October 13, 2020 • 11:09 PM

Liberty Update

CFIFs latest news, commentary and alerts delivered to your inbox.
Jester's CourtroomLegal tales stranger than stranger than fiction: Ridiculous and sometimes funny lawsuits plaguing our courts.
"Conservative" George Will Prostrates Himself to Joe Biden Print
By Timothy H. Lee
Thursday, July 30 2020
[A] President Biden would contravene almost every single conservative principle that Will has professed to cherish throughout his career.

On July 5, 1987, columnist George Will excoriated aspiring presidential candidate Joe Biden as unfit for the job of Senate Judiciary Committee Chairman, let alone the presidency:  

If Sen. Joseph Biden, D-Del., had a reputation for seriousness, he forfeited it in the 24 hours after Justice Lewis Powell announced his departure from the Supreme Court.  Biden did much to achieve the opposite of his two goals:  He strengthened the president’s case for nominating Judge Robert Bork and strengthened the Democrats’ case for not nominating Biden as president.  

Six months ago, Biden, whose mood swings carry him from Hamlet to hysteria, was given chairmanship of the Judiciary Committee, an example of history handing a man sufficient rope with which to hang himself.  Now Biden, the incredible shrinking presidential candidate, has somersaulted over his flamboyantly advertised principles.  

Yet here was the same George Will last week in a video interview with USA Today’s Susan Page:  

Page:  “Who do you plan to vote for in November?”  

Will:  “Biden.”  

Talk about someone who “has somersaulted over his flamboyantly advertised principles.”  

Will’s bizarre somersault, to employ his own terminology, might maintain some trace element of legitimacy had the intervening three decades seen Biden metamorphosize from what Will himself described as an unserious figure to a respectable one.  But the opposite is true.  In the 33 years since Will rhetorically fileted him, Biden has only proven himself less equipped temperamentally and intellectually for the presidency.  

As evidence, look no further than Robert Gates, a moderate who served as Secretary of Defense for both Republican George W. Bush and Democrat Barack Obama, and who described Biden as “wrong on nearly every major foreign policy and national security issue over the past four decades”:  

The Vice President, when he was a Senator, a very new Senator, voted against the aid package for South Vietnam, and that was part of the deal when we pulled out of South Vietnam to try and help them survive.  He said that when the Shah fell in Iran in 1979 that that was a step forward for progress toward human rights in Iran.  He opposed virtually every element of President Reagan’s defense buildup.  He voted against the B-1, the B-2, the MX and so on.  He voted against the First Gulf War.  So, on a number of these major issues, I just frankly over a long period of time felt that he had been wrong.  

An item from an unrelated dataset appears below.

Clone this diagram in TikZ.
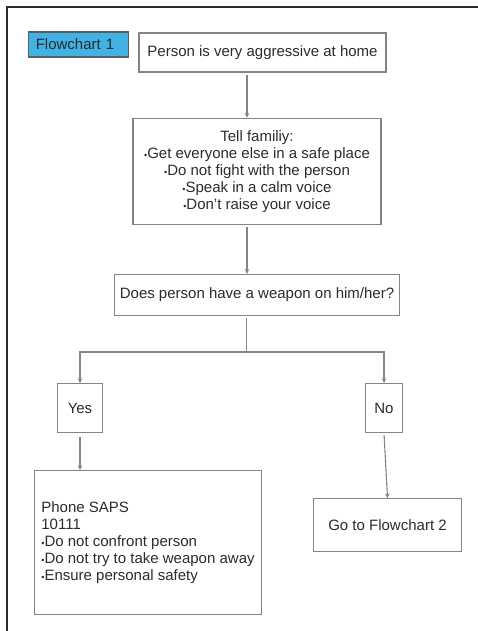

Biden is simply not a figure who has improved with age or political experience.  

Keep in mind that Will’s caustic 1987 rejection of Biden as a serious figure occurred several months before Biden was exposed as a repeat plagiarist and withdrew from the 1988 presidential race in humiliation.  

But since Will presumably prides himself as a man of conservative principle, conduct the following thought exercise.  Take a blank sheet of paper, and divide it in half by a vertical line.  On the left side of the page, list the conservative principles Will has championed during his half century of punditry that a President Biden would advance.  Then on the right side of the page, list the conservative principles that President Trump has already advanced during his tenure.  

Tax cuts?  Check.  Conservative judicial and Supreme Court nominations?  Check.  Deregulation?  Check.  Stronger national defense?  Check.  Steadfast support of Israel?  Check.  Rollback of the federal administrative leviathan?  Check.  

In contrast, a President Biden would contravene almost every single conservative principle that Will has professed to cherish throughout his career.  There’s simply no manner in which Will can claim that his sudden reversal springs from any sort of ideological fidelity.  

Unable to justify Will’s implausible epiphany on substantive policy grounds, some might rationalize it as a matter of character.  That might maintain credibility if Biden were some sort of paragon of courtesy, etiquette and uplifting civil discourse.  Beyond such personal misdeeds as repeat plagiarism, however, Biden is a man who as Vice President infamously told an African-American audience that Mitt Romney and Republicans “want to put y’all back in chains.”  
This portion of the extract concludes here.